Facts about Valhalla and Hell

Facts about Valhalla

Valhalla, in Norse mythology, the hall of slain warriors, who live there blissfully under the leadership of the god Odin. Valhalla is depicted as a splendid palace, roofed with shields, where the warriors feast on the flesh of a boar slaughtered daily and made whole again each evening.

The concept of Odin's Hall seems to have developed from an earlier vision of a warrior's afterlife as a battlefield. The name Valhalla comes from the Norse Valholl, with holl originally referring to a rock, rocks, or mountains, not a hall, and understood as Rock of the Slain.

What was Valhalla made of? Built of weapons and armor, Valhalla was the promised land of a Viking warrior. The Poetic Edda, a collection of myths and heroic stories written in 13th-century Iceland, depicts Valhalla's dramatic construction: “spear-shafts the building has for rafters, it's roofed with shields, mail-coats are strewn on the benches.

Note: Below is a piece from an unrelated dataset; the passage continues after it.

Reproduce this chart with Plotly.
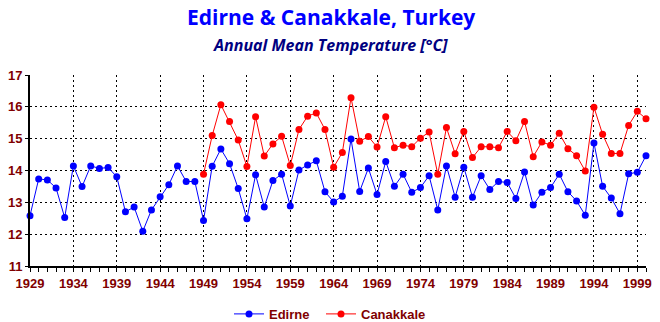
import plotly.graph_objects as go

years_edirne = list(range(1929, 2001))
edirne = [12.59, 13.74, 13.71, 13.46, 12.53, 14.15, 13.50, 14.15, 14.07, 14.10,
          13.81, 12.71, 12.86, 12.10, 12.77, 13.18, 13.56, 14.15, 13.66, 13.66,
          12.44, 14.14, 14.68, 14.22, 13.44, 12.49, 13.87, 12.86, 13.69, 13.89,
          12.89, 14.02, 14.18, 14.31, 13.34, 13.02, 13.20, 14.99, 13.35, 14.08,
          13.25, 14.29, 13.51, 13.89, 13.32, 13.47, 13.84, 12.77, 14.15, 13.17,
          14.11, 13.17, 13.84, 13.41, 13.66, 13.63, 13.13, 13.96, 12.92, 13.32,
          13.47, 13.89, 13.34, 13.05, 12.60, 14.87, 13.51, 13.14, 12.65, 13.90,
          13.95, 14.47]

years_canakkale = list(range(1949, 2001))
canakkale = [13.89, 15.10, 16.07, 15.54, 14.96, 14.13, 15.69, 14.46, 14.84, 15.08,
             14.16, 15.29, 15.71, 15.81, 15.29, 14.11, 14.57, 16.29, 14.92, 15.07,
             14.74, 15.69, 14.72, 14.80, 14.75, 15.02, 15.21, 13.89, 15.35, 14.53,
             15.23, 14.41, 14.75, 14.75, 14.72, 15.23, 14.94, 15.54, 14.44, 14.90,
             14.80, 15.17, 14.69, 14.47, 13.99, 15.99, 15.14, 14.54, 14.54, 15.42,
             15.86, 15.63]

x_tick_vals = list(range(1929, 2000, 5))
x_tick_text = [str(v) for v in x_tick_vals]
y_tick_vals = [11, 12, 13, 14, 15, 16, 17]

label_color = "#800000"
font_family = "Liberation Sans, Arial, sans-serif"

W, H = 660, 322
ML, MR, MT, MB = 20, 8, 75, 50
PW, PH = W - ML - MR, H - MT - MB


def px_x(px):
    return (px - ML) / PW


def px_y(py):
    return (H - MB - py) / PH


fig = go.Figure()
fig.add_trace(go.Scatter(
    x=years_edirne, y=edirne, name="Edirne", mode="lines+markers",
    line=dict(color="#0000ff", width=1),
    marker=dict(color="#0000ff", size=7, symbol="circle"),
    cliponaxis=False, legend="legend",
))
fig.add_trace(go.Scatter(
    x=years_canakkale, y=canakkale, name="Canakkale", mode="lines+markers",
    line=dict(color="#ff0000", width=1),
    marker=dict(color="#ff0000", size=7, symbol="circle"),
    cliponaxis=False, legend="legend2",
))

legend_common = dict(
    orientation="h",
    xref="container", yref="container",
    y=0.025, xanchor="left", yanchor="middle",
    font=dict(family=font_family, size=13, color=label_color, weight="bold"),
    bgcolor="rgba(0,0,0,0)",
)

fig.update_layout(
    width=W, height=H,
    margin=dict(l=ML, r=MR, t=MT, b=MB),
    paper_bgcolor="#ffffff",
    plot_bgcolor="#ffffff",
    hovermode=False,
    showlegend=True,
    legend=dict(x=229 / W, **legend_common),
    legend2=dict(x=321 / W, **legend_common),
    annotations=[
        dict(text="<b>Edirne &amp; Canakkale, Turkey</b>", xref="paper", yref="paper",
             x=px_x(329), y=px_y(15), xanchor="center", yanchor="middle", showarrow=False,
             font=dict(family="Open Sans, sans-serif", size=21, color="#0000ff")),
        dict(text="<b><i>Annual Mean Temperature [°C]</i></b>", xref="paper", yref="paper",
             x=px_x(328), y=px_y(44), xanchor="center", yanchor="middle", showarrow=False,
             font=dict(family="Open Sans, sans-serif", size=16, color="#000080")),
    ],
    xaxis=dict(
        range=[1929, 2000],
        tickvals=x_tick_vals, ticktext=x_tick_text,
        ticks="outside", ticklen=4, tickcolor="black", tickwidth=1,
        minor=dict(dtick=1, tick0=1929, ticks="outside", ticklen=4, tickcolor="black", showgrid=False),
        showline=True, linecolor="black", linewidth=2,
        showgrid=True, gridcolor="black", gridwidth=1, griddash="2px,3px",
        tickfont=dict(family=font_family, size=13, color=label_color, weight="bold"),
        zeroline=False, fixedrange=True,
    ),
    yaxis=dict(
        range=[11, 17],
        tickvals=y_tick_vals,
        ticks="outside", ticklen=3, tickcolor="black",
        showline=True, linecolor="black", linewidth=2,
        showgrid=True, gridcolor="black", gridwidth=1, griddash="2px,3px",
        tickfont=dict(family=font_family, size=13, color=label_color, weight="bold"),
        zeroline=False, fixedrange=True,
    ),
)

fig.write_html("out.html")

How to get to Valhalla In the Prose Edda, Icelandic poet Snorri Sturluson tells us that a Viking could only make it to Valhalla if he died in battle. Those who died of sickness, old age or any other natural cause, no matter how fearsome a warrior they had been in life, would go to Hel, the Viking underworld.

In Mesopotamian traditions, hell is described as a distant land of no return, a house of dust where the dead dwell without distinction of rank or merit, and a sealed fortress, typically of seven gates, barred against invasion or escape.

Did you know

Valhalla, which was led by Odin and was the hall of slain warriors, was within Asgard.